What are the ramifications of these findings for the real estate industry?

1. Gen Y Becomes the permanent “Gen Rent”?
In the past, when young people first went to work, they would buy a car and start saving for a down payment for a home. For the 8.2 million who can’t find full-time employment, these choices are not an option. As a result, many of our young people will be stuck either at home or in a rental since they can’t afford a down payment on a house.

Moreover, even if the economy improves, if they have children it will be even more difficult to save the money for a down payment. This means the demand for rental property will be high and that fewer millennials will become property owners in their 20s or early 30s.

2. The midlife squeeze
Baby boomers who would like to downsize to put more money toward retirement are having to continue to maintain larger homes in order to accommodate their “adolescent” adult children and/or an aging parent.

What is exacerbating the situation is that a substantial number of millennials not only expect their parents to provide room and board, they expect them to drive them where they want to go. To illustrate this point, two of my closest friends each have a child and the child’s spouse living with them. In both cases, one of the millennials refused to get a driver’s license and expected a parent to be available to drive her to work.

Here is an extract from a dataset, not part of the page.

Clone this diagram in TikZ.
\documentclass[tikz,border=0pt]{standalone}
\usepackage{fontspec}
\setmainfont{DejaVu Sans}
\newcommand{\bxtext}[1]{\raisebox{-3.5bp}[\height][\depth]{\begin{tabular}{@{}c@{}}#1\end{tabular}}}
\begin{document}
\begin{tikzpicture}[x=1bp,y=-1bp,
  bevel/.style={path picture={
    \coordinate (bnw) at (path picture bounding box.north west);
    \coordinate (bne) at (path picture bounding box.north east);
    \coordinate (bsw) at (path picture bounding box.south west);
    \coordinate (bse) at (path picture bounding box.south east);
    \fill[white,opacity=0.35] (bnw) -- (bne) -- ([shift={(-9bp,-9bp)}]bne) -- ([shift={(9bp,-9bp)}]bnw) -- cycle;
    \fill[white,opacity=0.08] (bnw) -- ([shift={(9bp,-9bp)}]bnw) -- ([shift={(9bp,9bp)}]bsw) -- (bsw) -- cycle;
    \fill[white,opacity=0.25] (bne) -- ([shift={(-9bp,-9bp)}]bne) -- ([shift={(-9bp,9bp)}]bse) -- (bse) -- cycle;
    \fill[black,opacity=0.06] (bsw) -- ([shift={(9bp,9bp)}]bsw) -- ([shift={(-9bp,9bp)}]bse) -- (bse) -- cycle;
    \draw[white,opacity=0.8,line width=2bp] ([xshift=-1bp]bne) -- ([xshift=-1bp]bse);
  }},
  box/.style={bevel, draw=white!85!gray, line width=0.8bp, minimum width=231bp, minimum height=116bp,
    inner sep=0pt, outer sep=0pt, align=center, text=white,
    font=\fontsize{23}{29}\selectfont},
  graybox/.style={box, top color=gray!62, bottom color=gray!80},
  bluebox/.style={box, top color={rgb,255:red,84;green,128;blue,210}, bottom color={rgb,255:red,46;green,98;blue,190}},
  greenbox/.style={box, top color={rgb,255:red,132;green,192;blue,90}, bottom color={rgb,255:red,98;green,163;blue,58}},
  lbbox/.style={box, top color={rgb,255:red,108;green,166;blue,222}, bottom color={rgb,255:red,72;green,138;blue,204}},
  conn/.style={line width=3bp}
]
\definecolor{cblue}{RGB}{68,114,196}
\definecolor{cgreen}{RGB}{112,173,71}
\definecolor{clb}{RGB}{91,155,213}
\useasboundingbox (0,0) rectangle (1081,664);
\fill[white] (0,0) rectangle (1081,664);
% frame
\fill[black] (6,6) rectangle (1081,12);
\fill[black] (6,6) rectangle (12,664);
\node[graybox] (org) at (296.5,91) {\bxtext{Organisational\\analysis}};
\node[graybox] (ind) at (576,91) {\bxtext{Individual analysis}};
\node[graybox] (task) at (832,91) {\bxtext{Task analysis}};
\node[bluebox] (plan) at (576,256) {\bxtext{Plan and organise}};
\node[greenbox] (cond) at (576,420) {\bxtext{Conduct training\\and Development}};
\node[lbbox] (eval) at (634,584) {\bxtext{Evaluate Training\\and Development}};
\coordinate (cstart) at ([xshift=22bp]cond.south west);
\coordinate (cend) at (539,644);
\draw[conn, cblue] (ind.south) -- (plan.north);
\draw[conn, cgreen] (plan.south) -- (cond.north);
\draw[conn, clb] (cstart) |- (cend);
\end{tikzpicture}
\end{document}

Couple this with elder care responsibilities for many adults and it’s easy to see how this can drain both the person’s energy and bank account. The result is that many boomers will have to continue to work well into their 60s and 70s because the extra costs have left them unable to put money aside for retirement.

The one saving grace for those who are over 62 and have substantial equity in their homes is that they can supplement their Social Security or retirement income with a reverse mortgage.

Until the economy improves, millennials are faced with limited choices as are their parents who are jeopardizing their retirements to care for their children and their parents. Let’s hope that things improve for all generations soon.